As the equation (VII) and (VIII) provides the suitable values of the resistances,

Therefore, the design goal is achieved with this method.

(b)

To determine

The length of the carbon and the nichrome cylinder.

Answer to Problem 32P

The length of the carbon cylinder is $0.8967\text{m}$ and length of the nichrome cylinder is $26.2\text{m}$.

Explanation of Solution

Conclusion:

Substitute $4.44\text{Ω}$ for $R_1$ and $1.50\text{mm}$ for $r$ and $3.50\times {10}^{-5}\text{Ω-m}$ for ${\rho }_1$ in equation (II) to calculate $l_1$.

    $\begin{array}{c}4.44\text{Ω}=\frac{\left(3.50\times {10}^{-5}\text{Ω-m}\right)l_1}{\pi {\left(1.50\text{mm}\right)}^2}\\ l_1=\frac{\left(4.44\text{Ω}\right)\left(\pi {\left(1.50\text{mm}\right)}^2\right)}{\left(3.50\times {10}^{-5}\text{Ω-m}\right)}\\ l_1=\frac{\left(4.44\text{Ω}\right)\left(\pi {\left(1.50\text{mm}\times \frac{1\text{m}}{{10}^3\text{mm}}\right)}^2\right)}{\left(3.50\times {10}^{-5}\text{Ω-m}\right)}\\ l_1=0.8967\text{m}\end{array}$

Substitute $5.56\text{Ω}$ for $R_2$ and $1.50\text{mm}$ for $r$ and $1.50\times {10}^{-6}\text{Ω-m}$ for ${\rho }_2$  in equation (III) to calculate $l_2$.

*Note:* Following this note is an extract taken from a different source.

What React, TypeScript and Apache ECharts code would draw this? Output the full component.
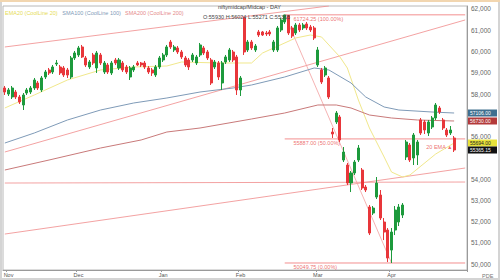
import React, { useEffect, useRef } from "react";
import * as echarts from "echarts";

// ---------- data ----------
const monthNames = ["Nov", "Dec", "Jan", "Feb", "Mar", "Apr"];
const monthStartIdx = [1, 20, 43, 64, 85, 105];
const categoryCount = 126;

// [open, close, low, high]
const ohlc: number[][] = [
  [58283, 58094, 57953, 58377], [58000, 58189, 57906, 58283], [57859, 58283, 57765, 58377],
  [58094, 57859, 57765, 58189], [57859, 57624, 57530, 57953], [57483, 57953, 57247, 58047],
  [58047, 58189, 57953, 58283], [58094, 58283, 58000, 58377], [58283, 58659, 58189, 58753],
  [58518, 58283, 58189, 58612], [58189, 58753, 58094, 58847], [58800, 59036, 58706, 59130],
  [59130, 58989, 58894, 59224], [59036, 59271, 58942, 59365], [59412, 59459, 59318, 59600],
  [59271, 58989, 58894, 59365], [59224, 58894, 58800, 59318], [59130, 58894, 58753, 59224],
  [58800, 59695, 58706, 59789], [59695, 59930, 59600, 60024], [59836, 60165, 59742, 60259],
  [60212, 59742, 59695, 60306], [59695, 59365, 59271, 59789], [59271, 59506, 59177, 59600],
  [59836, 59459, 59365, 59930], [59224, 59930, 58989, 60024], [59836, 59459, 59365, 59930],
  [59036, 59459, 58942, 59553], [59365, 59036, 58942, 59459], [58989, 59459, 58894, 59553],
  [59600, 59459, 59365, 59695], [59224, 59600, 59130, 59695], [59459, 59130, 59036, 59553],
  [59271, 59036, 58942, 59365], [58800, 59224, 58659, 59318], [59130, 59271, 59036, 59365],
  [59459, 59365, 59318, 59553], [59459, 59365, 59271, 59506], [59459, 59271, 59177, 59553],
  [59224, 59036, 58942, 59318], [59130, 58989, 58847, 59224], [58894, 59271, 58800, 59365],
  [59271, 59695, 59177, 59789], [59600, 59836, 59506, 59930], [59836, 60212, 59742, 60306],
  [60447, 60212, 60118, 60542], [60071, 60212, 59977, 60306], [60165, 59977, 59883, 60259],
  [59977, 59742, 59647, 60071], [59695, 59365, 59271, 59789], [59600, 59271, 59130, 59695],
  [59600, 59836, 59506, 59930], [59459, 59742, 59365, 59836], [59836, 60306, 59742, 60400],
  [60165, 59930, 59836, 60259], [59977, 59695, 59600, 60071], [59600, 58518, 58424, 59695],
  [59271, 59506, 59177, 59600], [59459, 58800, 58659, 59553], [58518, 59459, 58189, 59553],
  [59506, 59742, 59412, 59836], [59600, 60071, 59506, 60165], [59977, 59600, 59506, 60071],
  [59742, 58189, 57953, 59836], [58189, 58753, 57906, 58847], [61577, 59977, 59836, 61624],
  [60071, 60447, 59977, 60542], [60447, 60165, 60071, 60542], [60071, 60259, 59977, 60353],
  [60918, 60777, 60683, 61012], [60918, 60777, 60730, 60965], [60871, 60824, 60730, 60965],
  [60918, 60824, 60730, 61012], [60071, 60447, 59977, 60542], [60071, 61106, 59977, 61200],
  [61012, 61483, 60918, 61577], [61389, 61718, 61295, 61724.25], [61690, 60871, 60777, 61700],
  [61106, 60730, 60636, 61200], [60871, 61247, 60777, 61342], [61247, 61012, 60918, 61342],
  [61106, 61247, 61012, 61342], [61295, 61106, 61012, 61389], [61153, 61012, 60918, 61247],
  [61106, 60636, 60542, 61200], [59365, 60071, 59271, 60212], [59130, 58565, 58471, 59224],
  [58894, 59224, 58800, 59318], [58753, 57859, 57765, 58847], [56212, 56118, 55930, 56400],
  [56683, 57106, 56589, 57200], [56918, 55836, 55741, 57012], [54894, 55271, 54800, 55506],
  [54659, 53812, 53718, 54753], [53812, 54283, 53388, 54377], [54283, 54800, 54188, 54894],
  [54894, 55459, 54800, 55600], [54424, 53577, 53483, 54518], [53624, 53483, 53388, 53718],
  [52683, 51459, 51365, 52777], [52400, 52636, 52306, 52730], [53153, 53812, 53059, 54094],
  [53247, 52165, 52071, 53483], [51977, 51506, 51129, 52165], [51600, 50283, 50094, 51694],
  [50659, 51506, 50049.75, 51694], [51600, 52541, 51365, 52730], [51977, 52683, 51788, 52824],
  [52306, 52777, 52165, 52871], [55036, 55741, 54894, 55836], [55600, 54894, 54800, 55694],
  [54989, 56071, 54659, 56165], [55130, 55741, 54659, 55836], [56777, 56165, 56071, 56871],
  [56683, 56306, 56118, 56777], [56165, 56683, 56024, 56777], [56447, 56871, 56353, 56965],
  [56871, 57483, 56777, 57577], [57342, 57153, 57059, 57436], [56777, 56400, 56306, 56871],
  [56306, 56071, 55977, 56400], [56165, 56306, 56071, 56494], [55930, 55365.15, 55271, 56024],
];

// moving averages read at points: [candle index, value]
const ema20Pts = [
  [0, 57342], [8, 57953], [17, 58659], [26, 59130], [35, 59271], [44, 59318], [48, 59506],
  [58, 59459], [67, 59459], [70, 59930], [79, 60636], [83, 60777], [86, 60683], [88, 60306],
  [91, 59742], [93, 59224], [96, 57718], [99, 56400], [103, 55036], [105, 54330], [108, 54094],
  [110, 54188], [113, 54612], [117, 55177], [122, 55694],
];
const ma100Pts = [
  [0, 55694], [8, 56165], [17, 56777], [26, 57247], [35, 57577], [44, 57812], [53, 58094],
  [62, 58283], [67, 58424], [76, 58800], [84, 59224], [88, 59130], [94, 58518], [98, 57859],
  [103, 57389], [107, 57247], [116, 57153], [122, 57106],
];
const ma200Pts = [
  [0, 54424], [12, 54894], [26, 55459], [37, 55836], [44, 56212], [53, 56400], [67, 56824],
  [76, 57106], [85, 57483], [90, 57483], [94, 57342], [99, 57012], [105, 56871], [112, 56777],
  [122, 56730],
];

// hand-drawn trend lines: two end points each [index, price]
const trendLines = [
  [[0, 60212], [88, 62142]],
  [[0, 55271], [125, 61483]],
  [[0, 53812], [125, 53859]],
  [[0, 51412], [125, 54518]],
];
const fibHigh = 61724.25;
const fibMid = 55887.0;
const fibLow = 50049.75;
const fibStartIdx = 76;
const fibLowIdx = 105;
const fibEndIdx = 125;
const emaTagPoint = [118, 55506];

// price-scale labels (57000 and 55000 sit under the value tags)
const yTicks = [50000, 51000, 52000, 53000, 54000, 56000, 58000, 59000, 60000, 61000, 62000];
const legendItems = [
  { text: "EMA20 (CoolLine 20)", color: "#e6dc55" },
  { text: "SMA100 (CoolLine 100)", color: "#7f9bb8" },
  { text: "SMA200 (CoolLine 200)", color: "#e58a8a" },
];

const FONT = "Liberation Sans, Arial, sans-serif";

export default function App() {
  const ref = useRef<HTMLDivElement>(null);
  useEffect(() => {
    document.body.style.margin = "0";
    if (!ref.current) return;
    const chart = echarts.init(ref.current, undefined, { renderer: "svg" });
    const categories = Array.from({ length: categoryCount }, (_, i) => {
      const k = monthStartIdx.indexOf(i);
      return k >= 0 ? monthNames[k] : "";
    });
    const isMonth = (i: number) => monthStartIdx.indexOf(i) >= 0;
    const lineBase = { type: "line", symbol: "none", silent: true, clip: true };

    const series: any[] = [
      {
        type: "candlestick",
        data: ohlc,
        barWidth: "68%",
        itemStyle: {
          color: "#1d9a3c",
          color0: "#e8363a",
          borderColor: "#1d9a3c",
          borderColor0: "#e8363a",
          borderWidth: 1,
        },
        z: 5,
      },
      { ...lineBase, data: ema20Pts, lineStyle: { color: "#f1e88c", width: 1 }, z: 3 },
      { ...lineBase, data: ma100Pts, lineStyle: { color: "#7f9bb8", width: 1 }, z: 3 },
      { ...lineBase, data: ma200Pts, lineStyle: { color: "#c97a7a", width: 1 }, z: 3 },
    ];
    trendLines.forEach((tl) =>
      series.push({ ...lineBase, data: tl, lineStyle: { color: "#f08a8a", width: 0.8 }, z: 2 })
    );
    [fibHigh, fibMid, fibLow].forEach((v) =>
      series.push({
        ...lineBase,
        data: [[fibStartIdx, v], [fibEndIdx, v]],
        lineStyle: { color: "#f07272", width: 0.8 },
        z: 2,
      })
    );
    series.push({
      ...lineBase,
      data: [[fibStartIdx, fibHigh], [fibLowIdx, fibLow]],
      lineStyle: { color: "#f3a0a0", width: 0.8 },
      z: 2,
    });
    const pct = (v: number) => ((v - fibLow) / (fibHigh - fibLow)) * 100;
    series.push({
      type: "scatter",
      symbolSize: 0,
      silent: true,
      data: [fibHigh, fibMid, fibLow].map((v) => ({
        value: [fibStartIdx + 1, v],
        label: {
          show: true,
          position: "right",
          offset: [0, 4],
          formatter: v.toFixed(2) + " (" + pct(v).toFixed(2) + "%)",
        },
      })),
      label: { color: "#e84a4a", fontSize: 5.5, fontFamily: FONT },
      z: 6,
    });
    series.push({
      type: "scatter",
      symbolSize: 0,
      silent: true,
      data: [{ value: emaTagPoint, label: { show: true, position: "inside", formatter: "20 EMA ▲" } }],
      label: { color: "#e84a4a", fontSize: 5.5, fontFamily: FONT },
      z: 6,
    });

    chart.setOption({
      animation: false,
      backgroundColor: "#ffffff",
      grid: { left: 3, right: 33, top: 6, bottom: 10, show: true, borderColor: "#b8b8b8", borderWidth: 1 },
      xAxis: {
        type: "category",
        data: categories,
        boundaryGap: true,
        axisLine: { lineStyle: { color: "#9a9a9a" } },
        axisTick: { show: true, interval: (i: number) => isMonth(i), length: 2, lineStyle: { color: "#9a9a9a" } },
        axisLabel: {
          interval: (i: number) => isMonth(i),
          fontSize: 5.5,
          color: "#555",
          margin: 2,
          fontFamily: FONT,
        },
        splitLine: { show: false },
      },
      yAxis: {
        type: "value",
        position: "right",
        min: 49720,
        max: 62140,
        scale: true,
        axisLine: { show: true, lineStyle: { color: "#9a9a9a" } },
        axisTick: { show: false },
        splitLine: { show: false },
        axisLabel: {
          customValues: yTicks,
          fontSize: 6.5,
          color: "#666",
          margin: 4,
          fontFamily: FONT,
        },
      },
      series,
    });

    // right-axis value tags, placed through the axis scale
    const lastOf = (pts: number[][]) => pts[pts.length - 1][1];
    const tags = [
      { v: lastOf(ma100Pts), bg: "#3f6f8f", fg: "#fff" },
      { v: lastOf(ma200Pts), bg: "#b33a3a", fg: "#fff" },
      { v: lastOf(ema20Pts), bg: "#e8e23a", fg: "#222" },
      { v: ohlc[ohlc.length - 1][1], bg: "#111", fg: "#fff" },
    ];
    const graphics: any[] = [];
    tags.forEach((t) => {
      const y = chart.convertToPixel({ yAxisIndex: 0 }, t.v) as number;
      graphics.push({
        type: "rect",
        shape: { x: 468, y: y - 3.5, width: 29, height: 7 },
        style: { fill: t.bg },
        z: 20,
      });
      graphics.push({
        type: "text",
        x: 470,
        y: y,
        style: { text: t.v.toFixed(2), fill: t.fg, fontSize: 5, fontFamily: FONT, verticalAlign: "middle" },
        z: 21,
      });
    });
    let lx = 5;
    legendItems.forEach((it) => {
      graphics.push({
        type: "text",
        x: lx,
        y: 10,
        style: { text: it.text, fill: it.color, fontSize: 5.5, fontFamily: FONT },
        z: 20,
      });
      lx += it.text.length * 2.75 + 5;
    });
    graphics.push(
      {
        type: "text",
        x: 218,
        y: 4,
        style: { text: "niftymidcap/Midcap - DAY", fill: "#444", fontSize: 5.5, fontFamily: FONT },
        z: 20,
      },
      {
        type: "text",
        x: 203,
        y: 14,
        style: { text: "O:55930 H:56024 L:55271 C:55365", fill: "#444", fontSize: 5.5, fontFamily: FONT },
        z: 20,
      },
      {
        type: "text",
        x: 482,
        y: 273,
        style: { text: "PDE", fill: "#777", fontSize: 5.5, fontFamily: FONT },
        z: 20,
      },
      { type: "rect", shape: { x: 0, y: 0, width: 500, height: 2 }, style: { fill: "#f2d6b0" }, z: 30 },
      {
        type: "rect",
        shape: { x: 1, y: 1, width: 498, height: 278 },
        style: { fill: "none", stroke: "#d4d4d4", lineWidth: 2 },
        z: 29,
      }
    );
    chart.setOption({ graphic: graphics });
    return () => chart.dispose();
  }, []);
  return <div ref={ref} style={{ width: 500, height: 280 }} />;
}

    $\begin{array}{c}5.56\text{Ω}=\frac{\left(1.50\times {10}^{-6}\text{Ω-m}\right)l_2}{\pi {\left(1.50\text{mm}\right)}^2}\\ l_2=\frac{\left(5.56\text{Ω}\right)\left(\pi {\left(1.50\text{mm}\right)}^2\right)}{\left(1.50\times {10}^{-6}\text{Ω-m}\right)}\\ l_2=\frac{\left(5.56\text{Ω}\right)\left(\pi {\left(1.50\text{mm}\times \frac{1\text{m}}{{10}^3\text{mm}}\right)}^2\right)}{\left(1.50\times {10}^{-6}\text{Ω-m}\right)}\\ l_2=26.2\text{m}\end{array}$

Therefore, the length of the carbon cylinder is $0.8967\text{m}$ and length of the nichrome cylinder is $26.2\text{m}$.